Example checklist for hardening client-facing ports

  • Disable CDP on access ports
  • Enable port-security and set MAC limits
  • Enable DHCP snooping and DAI on VLANs with clients
  • Apply BPDU guard and storm-control where appropriate
  • Restrict management-plane access via ACLs and dedicated management VLANs
  • Remove or limit LLDP/CDP TLVs that expose unnecessary details

Trade-offs and operational considerations

  • Disabling CDP reduces automated topology discovery and can complicate troubleshooting for on-site engineers.
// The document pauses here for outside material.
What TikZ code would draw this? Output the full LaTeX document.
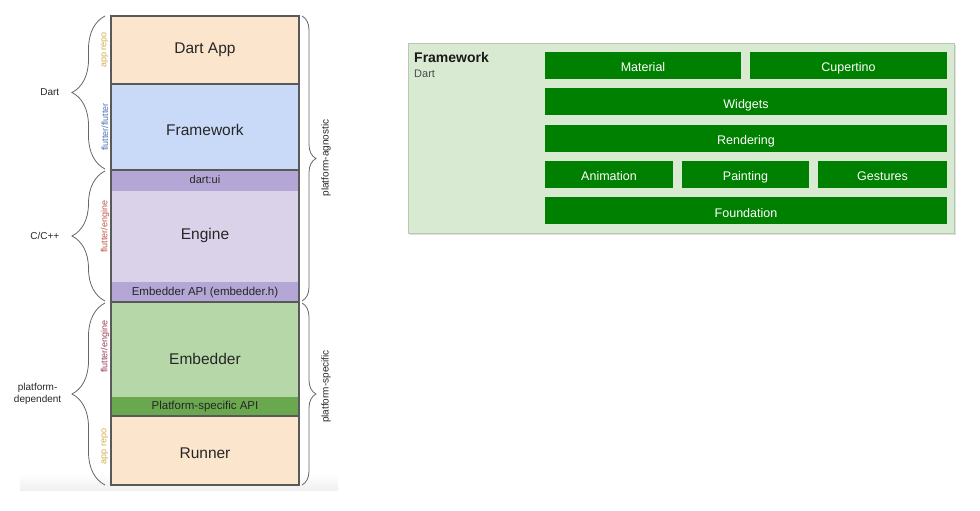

Mitigate by maintaining accurate documentation and using controlled discovery on infrastructure links only.
  • In mixed-vendor networks, LLDP provides interoperability; plan TLV exposure carefully.
  • Test changes in maintenance windows—disabling CDP on critical links can affect network management tools that rely on it.

Short deployment plan (30–90 days)

  1. Weeks 0–2: Inventory devices and identify client-facing ports with CDP enabled.
  2. Weeks 2–4: Develop configuration templates and ACLs; test in lab.
  3. Weeks 4–8: Roll out per-interface CDP disabling and port security on pilot switches.
  4. Weeks 8–12: Full deployment, monitoring tuning, and SIEM alerting for CDP anomalies.

Conclusion

CDP provides valuable discovery features but can expose sensitive information and expand attack surface when enabled on client-facing interfaces. The safest approach is to disable CDP on access ports, enforce interface security controls, and centralize discovery to trusted infrastructure links while maintaining monitoring and patch management. Implement these steps using automated tooling and staged rollouts to minimize operational disruption.